Extract the lines from the start through the line that holds "([yshift=-0.36cm]crB.east) -- node[dot,pos=.646]", both included, omitting all images.

* DATASET EXCERPT
::::::

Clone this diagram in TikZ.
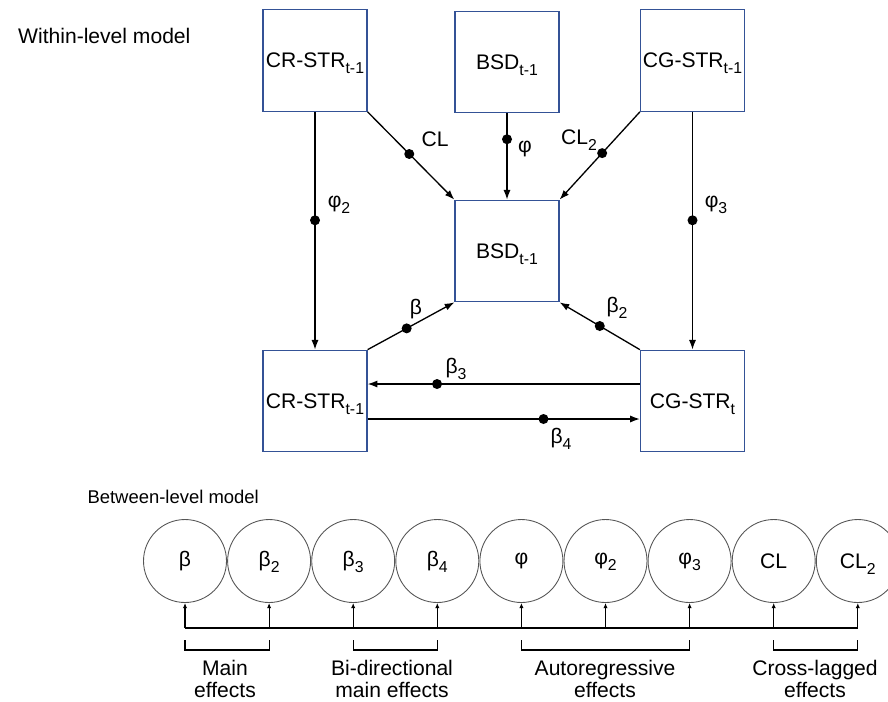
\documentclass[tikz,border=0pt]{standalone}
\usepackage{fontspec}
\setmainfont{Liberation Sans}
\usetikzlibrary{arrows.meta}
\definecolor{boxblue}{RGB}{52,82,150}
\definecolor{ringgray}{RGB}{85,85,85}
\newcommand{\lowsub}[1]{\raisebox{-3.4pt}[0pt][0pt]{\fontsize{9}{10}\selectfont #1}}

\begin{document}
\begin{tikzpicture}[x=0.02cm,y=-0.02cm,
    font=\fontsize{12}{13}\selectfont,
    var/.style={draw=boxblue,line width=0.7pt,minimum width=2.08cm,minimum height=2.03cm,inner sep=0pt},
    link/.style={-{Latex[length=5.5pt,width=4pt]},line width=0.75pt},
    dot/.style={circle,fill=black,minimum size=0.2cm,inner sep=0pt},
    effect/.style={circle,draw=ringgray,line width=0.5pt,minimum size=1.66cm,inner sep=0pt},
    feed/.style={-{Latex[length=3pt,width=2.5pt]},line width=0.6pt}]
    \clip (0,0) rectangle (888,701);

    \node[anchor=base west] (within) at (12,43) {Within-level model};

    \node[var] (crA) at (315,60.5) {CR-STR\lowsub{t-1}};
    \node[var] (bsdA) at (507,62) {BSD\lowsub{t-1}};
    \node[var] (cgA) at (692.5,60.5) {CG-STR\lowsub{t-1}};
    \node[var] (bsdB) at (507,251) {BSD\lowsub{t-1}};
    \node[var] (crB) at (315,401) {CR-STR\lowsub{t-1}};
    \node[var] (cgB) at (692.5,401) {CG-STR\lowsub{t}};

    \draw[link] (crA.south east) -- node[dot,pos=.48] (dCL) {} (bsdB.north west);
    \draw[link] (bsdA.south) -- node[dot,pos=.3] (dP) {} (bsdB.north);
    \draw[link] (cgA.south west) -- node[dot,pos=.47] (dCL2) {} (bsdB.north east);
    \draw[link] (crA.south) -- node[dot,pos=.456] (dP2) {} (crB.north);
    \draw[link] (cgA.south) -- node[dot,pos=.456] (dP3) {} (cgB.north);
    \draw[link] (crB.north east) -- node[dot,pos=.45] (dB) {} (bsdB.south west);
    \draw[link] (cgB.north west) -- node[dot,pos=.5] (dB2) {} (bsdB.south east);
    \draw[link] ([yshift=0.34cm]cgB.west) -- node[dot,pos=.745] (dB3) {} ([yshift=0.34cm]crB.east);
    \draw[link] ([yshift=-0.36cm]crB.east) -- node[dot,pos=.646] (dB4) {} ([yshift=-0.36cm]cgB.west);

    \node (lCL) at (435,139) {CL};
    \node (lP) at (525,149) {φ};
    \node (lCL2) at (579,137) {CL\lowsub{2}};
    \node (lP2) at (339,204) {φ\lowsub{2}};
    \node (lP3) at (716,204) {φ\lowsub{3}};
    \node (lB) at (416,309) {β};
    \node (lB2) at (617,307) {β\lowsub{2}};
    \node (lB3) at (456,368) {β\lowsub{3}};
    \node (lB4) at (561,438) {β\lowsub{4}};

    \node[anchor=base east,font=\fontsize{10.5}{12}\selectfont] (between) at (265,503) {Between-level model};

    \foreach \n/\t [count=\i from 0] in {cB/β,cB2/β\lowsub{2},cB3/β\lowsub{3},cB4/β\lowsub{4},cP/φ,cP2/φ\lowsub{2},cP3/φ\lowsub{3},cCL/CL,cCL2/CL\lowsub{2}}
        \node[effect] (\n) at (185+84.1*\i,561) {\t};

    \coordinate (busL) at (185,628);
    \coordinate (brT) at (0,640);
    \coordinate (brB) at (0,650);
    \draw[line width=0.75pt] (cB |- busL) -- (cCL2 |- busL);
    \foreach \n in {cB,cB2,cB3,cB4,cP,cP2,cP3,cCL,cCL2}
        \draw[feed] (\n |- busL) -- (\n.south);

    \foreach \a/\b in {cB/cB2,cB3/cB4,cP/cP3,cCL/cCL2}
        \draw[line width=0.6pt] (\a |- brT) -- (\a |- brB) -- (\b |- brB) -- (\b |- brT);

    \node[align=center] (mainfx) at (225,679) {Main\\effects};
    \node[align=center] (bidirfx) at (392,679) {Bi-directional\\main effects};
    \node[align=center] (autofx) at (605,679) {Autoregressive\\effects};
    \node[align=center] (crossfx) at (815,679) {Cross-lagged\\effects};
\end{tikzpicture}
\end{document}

::::::

* OUTPUT OF THE TASK
Clone this diagram in TikZ.
\documentclass[tikz,border=0pt]{standalone}
\usepackage{fontspec}
\setmainfont{Liberation Sans}
\usetikzlibrary{arrows.meta}
\definecolor{boxblue}{RGB}{52,82,150}
\definecolor{ringgray}{RGB}{85,85,85}
\newcommand{\lowsub}[1]{\raisebox{-3.4pt}[0pt][0pt]{\fontsize{9}{10}\selectfont #1}}

\begin{document}
\begin{tikzpicture}[x=0.02cm,y=-0.02cm,
    font=\fontsize{12}{13}\selectfont,
    var/.style={draw=boxblue,line width=0.7pt,minimum width=2.08cm,minimum height=2.03cm,inner sep=0pt},
    link/.style={-{Latex[length=5.5pt,width=4pt]},line width=0.75pt},
    dot/.style={circle,fill=black,minimum size=0.2cm,inner sep=0pt},
    effect/.style={circle,draw=ringgray,line width=0.5pt,minimum size=1.66cm,inner sep=0pt},
    feed/.style={-{Latex[length=3pt,width=2.5pt]},line width=0.6pt}]
    \clip (0,0) rectangle (888,701);

    \node[anchor=base west] (within) at (12,43) {Within-level model};

    \node[var] (crA) at (315,60.5) {CR-STR\lowsub{t-1}};
    \node[var] (bsdA) at (507,62) {BSD\lowsub{t-1}};
    \node[var] (cgA) at (692.5,60.5) {CG-STR\lowsub{t-1}};
    \node[var] (bsdB) at (507,251) {BSD\lowsub{t-1}};
    \node[var] (crB) at (315,401) {CR-STR\lowsub{t-1}};
    \node[var] (cgB) at (692.5,401) {CG-STR\lowsub{t}};

    \draw[link] (crA.south east) -- node[dot,pos=.48] (dCL) {} (bsdB.north west);
    \draw[link] (bsdA.south) -- node[dot,pos=.3] (dP) {} (bsdB.north);
    \draw[link] (cgA.south west) -- node[dot,pos=.47] (dCL2) {} (bsdB.north east);
    \draw[link] (crA.south) -- node[dot,pos=.456] (dP2) {} (crB.north);
    \draw[link] (cgA.south) -- node[dot,pos=.456] (dP3) {} (cgB.north);
    \draw[link] (crB.north east) -- node[dot,pos=.45] (dB) {} (bsdB.south west);
    \draw[link] (cgB.north west) -- node[dot,pos=.5] (dB2) {} (bsdB.south east);
    \draw[link] ([yshift=0.34cm]cgB.west) -- node[dot,pos=.745] (dB3) {} ([yshift=0.34cm]crB.east);
    \draw[link] ([yshift=-0.36cm]crB.east) -- node[dot,pos=.646] (dB4) {} ([yshift=-0.36cm]cgB.west);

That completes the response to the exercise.